12/04/2020
La déprime d'après
Perso, un nouveau monde plus juste, plus soucieux de la planète, plus égalitaire, moins violent je suis foncièrement pour. Mais cet idéalisme intérieur ne m'empêche pas, hélas, de regarder ce qui se trame. Et après des journées oscillant entre colère face à des dividendes versées et désespoir face à des nouvelles des hôpitaux, je suis empli d'une gigantesque déprime dominicale.
La faute, sans doute, au fait d'avoir mis le doit dans l'engrenage du monde d'après. Hier, à la demande d'Anastasia Mikova, réalisatrice du film "Woman", j'ai accepté de lui poser quelques questions par Zoom interposé pour un festival intitulé "La Meute d'Amour" de personnalités prônant "un nouveau monde demain". Je lui avais dit oui sans trop me renseigner (mea culpa) suite à une rencontre riche et instructive, avec du temps long et la possibilité d'articuler un discours critique sur les inégalités de genre. Rien de ça hier, où, après une interview de prof de yoga animée par Marion Cotillard et un pianiste, je fus coupé dans mon interview par un imbécile demandant à la réalisatrice si nous n'avions pas besoin de "valeurs féminines" (sic) avant qu'une actrice de "la vérité si je mens" ne proclame l'évidence de la supériorité des femmes car "elles accouchent et il serait temps que les hommes le réalisent". Je déconnectais avant la fin du live, dans un mélange de sidération, et donc, de déprime.
Les discours entendus et lus étaient au delà du mièvre et sans une once de radicalité ou de colère alors même que la situation est d'une injustice inouïe. La convergence des luttes, cette arlésienne, est aujourd'hui infaisable pour la bonne et simple raison que les classes les plus populaires travaillent, elles. Je doute que les caissières, les magasiniers, les auxiliaires de vie et autres livreurs qui, hier, bénéficiaient d'un peu de repos, se soient connectés pour parler mindfullness et renaissance de l'idéal égalitaire car les valeurs féminines seraient supérieures aux autres. Ça n'est pas seulement guimauve ou niaiseux, c'est un repoussoir violent : comment susciter une once d'adhésion de celles et ceux qui triment en parlant respiration et musique sans rien politiser ? Déprimant.

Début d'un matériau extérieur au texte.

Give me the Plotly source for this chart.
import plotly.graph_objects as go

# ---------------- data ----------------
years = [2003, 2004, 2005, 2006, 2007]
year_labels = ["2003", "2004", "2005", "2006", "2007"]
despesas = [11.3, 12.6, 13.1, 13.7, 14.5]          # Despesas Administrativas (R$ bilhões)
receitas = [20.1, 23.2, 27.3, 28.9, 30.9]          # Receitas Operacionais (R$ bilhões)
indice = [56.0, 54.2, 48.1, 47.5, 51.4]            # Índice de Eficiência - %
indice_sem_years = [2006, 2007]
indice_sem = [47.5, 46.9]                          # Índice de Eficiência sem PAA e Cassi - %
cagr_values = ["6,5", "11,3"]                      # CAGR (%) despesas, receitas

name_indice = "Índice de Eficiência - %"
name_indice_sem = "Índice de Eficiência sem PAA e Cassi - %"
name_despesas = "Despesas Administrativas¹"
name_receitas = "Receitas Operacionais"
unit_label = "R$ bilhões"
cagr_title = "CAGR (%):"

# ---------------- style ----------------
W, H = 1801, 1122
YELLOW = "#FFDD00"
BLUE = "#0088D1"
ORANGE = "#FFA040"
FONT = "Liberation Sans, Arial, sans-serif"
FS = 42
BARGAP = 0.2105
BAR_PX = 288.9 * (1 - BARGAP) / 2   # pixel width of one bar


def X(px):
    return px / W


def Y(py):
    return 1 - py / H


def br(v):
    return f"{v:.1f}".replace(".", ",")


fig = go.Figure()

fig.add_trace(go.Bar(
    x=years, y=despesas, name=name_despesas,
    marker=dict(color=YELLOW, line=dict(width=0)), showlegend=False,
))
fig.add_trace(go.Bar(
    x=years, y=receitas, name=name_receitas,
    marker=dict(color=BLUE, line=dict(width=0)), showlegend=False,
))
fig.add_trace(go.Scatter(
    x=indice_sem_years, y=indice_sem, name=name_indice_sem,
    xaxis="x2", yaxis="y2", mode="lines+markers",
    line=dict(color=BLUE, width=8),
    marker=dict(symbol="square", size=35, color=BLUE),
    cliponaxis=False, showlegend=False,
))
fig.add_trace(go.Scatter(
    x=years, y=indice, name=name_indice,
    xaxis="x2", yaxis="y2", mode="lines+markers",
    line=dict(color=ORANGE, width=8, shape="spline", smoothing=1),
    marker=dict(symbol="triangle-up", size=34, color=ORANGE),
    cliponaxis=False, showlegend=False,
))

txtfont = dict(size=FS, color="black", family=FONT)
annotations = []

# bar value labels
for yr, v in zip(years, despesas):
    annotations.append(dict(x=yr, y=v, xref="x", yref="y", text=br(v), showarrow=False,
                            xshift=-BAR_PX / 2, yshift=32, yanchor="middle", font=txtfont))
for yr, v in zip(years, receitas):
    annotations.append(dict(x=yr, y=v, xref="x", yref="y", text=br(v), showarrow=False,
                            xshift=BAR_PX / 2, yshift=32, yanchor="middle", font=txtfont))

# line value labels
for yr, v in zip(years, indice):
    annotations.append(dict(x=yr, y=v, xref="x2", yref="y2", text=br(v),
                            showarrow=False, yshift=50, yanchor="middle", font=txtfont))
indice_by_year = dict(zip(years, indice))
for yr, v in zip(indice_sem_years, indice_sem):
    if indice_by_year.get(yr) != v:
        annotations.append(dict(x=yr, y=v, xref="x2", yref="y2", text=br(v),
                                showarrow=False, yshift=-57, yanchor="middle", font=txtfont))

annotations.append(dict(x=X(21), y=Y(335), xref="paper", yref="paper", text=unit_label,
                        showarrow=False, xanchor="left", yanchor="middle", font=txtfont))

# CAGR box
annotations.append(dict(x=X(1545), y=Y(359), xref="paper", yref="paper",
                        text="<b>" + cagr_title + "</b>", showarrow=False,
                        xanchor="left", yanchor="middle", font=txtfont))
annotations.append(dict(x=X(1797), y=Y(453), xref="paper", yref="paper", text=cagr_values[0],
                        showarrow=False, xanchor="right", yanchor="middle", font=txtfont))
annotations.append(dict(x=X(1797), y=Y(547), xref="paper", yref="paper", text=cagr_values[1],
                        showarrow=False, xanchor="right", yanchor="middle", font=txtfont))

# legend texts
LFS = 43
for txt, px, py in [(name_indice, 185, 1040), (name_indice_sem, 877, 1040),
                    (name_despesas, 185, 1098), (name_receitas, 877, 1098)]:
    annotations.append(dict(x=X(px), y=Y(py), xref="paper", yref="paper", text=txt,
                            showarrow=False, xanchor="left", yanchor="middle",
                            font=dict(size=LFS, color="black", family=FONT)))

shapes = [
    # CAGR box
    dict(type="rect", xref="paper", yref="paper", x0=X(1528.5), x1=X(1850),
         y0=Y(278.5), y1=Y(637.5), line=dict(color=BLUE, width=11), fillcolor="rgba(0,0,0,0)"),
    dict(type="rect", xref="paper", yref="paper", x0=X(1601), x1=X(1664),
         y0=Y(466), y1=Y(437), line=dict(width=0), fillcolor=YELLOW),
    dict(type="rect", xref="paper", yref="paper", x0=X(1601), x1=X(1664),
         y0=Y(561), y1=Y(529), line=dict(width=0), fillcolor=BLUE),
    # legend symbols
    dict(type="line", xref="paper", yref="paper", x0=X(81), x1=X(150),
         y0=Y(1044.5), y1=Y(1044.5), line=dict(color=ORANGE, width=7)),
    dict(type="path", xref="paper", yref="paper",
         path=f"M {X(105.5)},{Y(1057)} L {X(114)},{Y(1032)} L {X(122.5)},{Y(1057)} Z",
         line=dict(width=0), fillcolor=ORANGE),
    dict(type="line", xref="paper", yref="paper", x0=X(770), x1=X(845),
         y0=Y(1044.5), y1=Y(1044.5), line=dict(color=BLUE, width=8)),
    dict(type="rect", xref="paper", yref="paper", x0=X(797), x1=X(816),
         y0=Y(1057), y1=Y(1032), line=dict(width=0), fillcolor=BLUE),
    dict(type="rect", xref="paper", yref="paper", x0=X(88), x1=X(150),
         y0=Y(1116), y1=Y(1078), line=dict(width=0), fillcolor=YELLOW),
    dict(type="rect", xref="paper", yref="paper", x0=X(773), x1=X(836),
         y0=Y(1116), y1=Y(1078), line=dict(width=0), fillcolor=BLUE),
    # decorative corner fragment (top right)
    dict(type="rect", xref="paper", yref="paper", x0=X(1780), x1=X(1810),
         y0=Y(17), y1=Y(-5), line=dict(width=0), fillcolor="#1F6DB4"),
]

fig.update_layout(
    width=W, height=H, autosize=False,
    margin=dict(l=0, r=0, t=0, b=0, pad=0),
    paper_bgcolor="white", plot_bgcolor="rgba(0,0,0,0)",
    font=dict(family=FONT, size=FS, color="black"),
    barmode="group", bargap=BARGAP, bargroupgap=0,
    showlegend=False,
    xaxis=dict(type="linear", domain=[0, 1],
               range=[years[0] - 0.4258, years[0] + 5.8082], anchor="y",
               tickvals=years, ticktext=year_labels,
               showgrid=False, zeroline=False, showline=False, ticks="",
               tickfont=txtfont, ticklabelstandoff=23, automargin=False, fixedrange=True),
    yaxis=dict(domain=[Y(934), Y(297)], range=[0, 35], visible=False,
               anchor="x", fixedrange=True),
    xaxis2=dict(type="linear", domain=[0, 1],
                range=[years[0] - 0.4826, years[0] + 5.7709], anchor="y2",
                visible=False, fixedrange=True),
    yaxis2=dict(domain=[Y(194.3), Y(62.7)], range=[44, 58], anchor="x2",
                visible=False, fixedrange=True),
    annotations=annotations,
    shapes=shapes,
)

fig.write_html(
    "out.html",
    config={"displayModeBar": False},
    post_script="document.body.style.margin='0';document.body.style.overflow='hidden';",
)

Le même jour, le patron du MEDEF disait qu'il voulait couper des congés et des jours fériés et augmenter le travail hebdomadaire. Sans surprise, Bruno le Maire s'emparait de la déclaration pour aller dans le même sens. On aura le droit au classique théâtre social français avec le patronat qui prononce des outrances et le politique qui tempère à la marge pour s'acheter une figure sociale, et au final, une régression violente. Pour l'heure, c'est l'hypothèse devant nous, à 99%.
Depuis les années 2000, la fortune des milliardaires dans le monde a augmenté de l'équivalent du PIB de l'Allemagne et du Japon réunis, 200 millions d'habitants de pays très riches... Chez nous, cette poignée de nababs s'est enrichie en centaines de milliards d'euros. Les 200 familles du XXème siècle sont moins nombreuses mais plus obèses. Les seules 10 premières possèdent 200 milliards d'euros. 200, milliards. Le reste est littérature. Le seul salut pour un monde d'après c'est de partager l'existence : ressources financières, naturelles, temps, emplois. Les discours de reprise post déconfinement tablent à peu près tous sur une exacerbation du tableau dépeint par Saskia Sassen dans son opus magnum "Expulsions, brutalités et complexité dans une économie globale". Je n'ai pas le courage de le relire, mais je crains vraiment d'en voir le worst of chaque jour aux infos.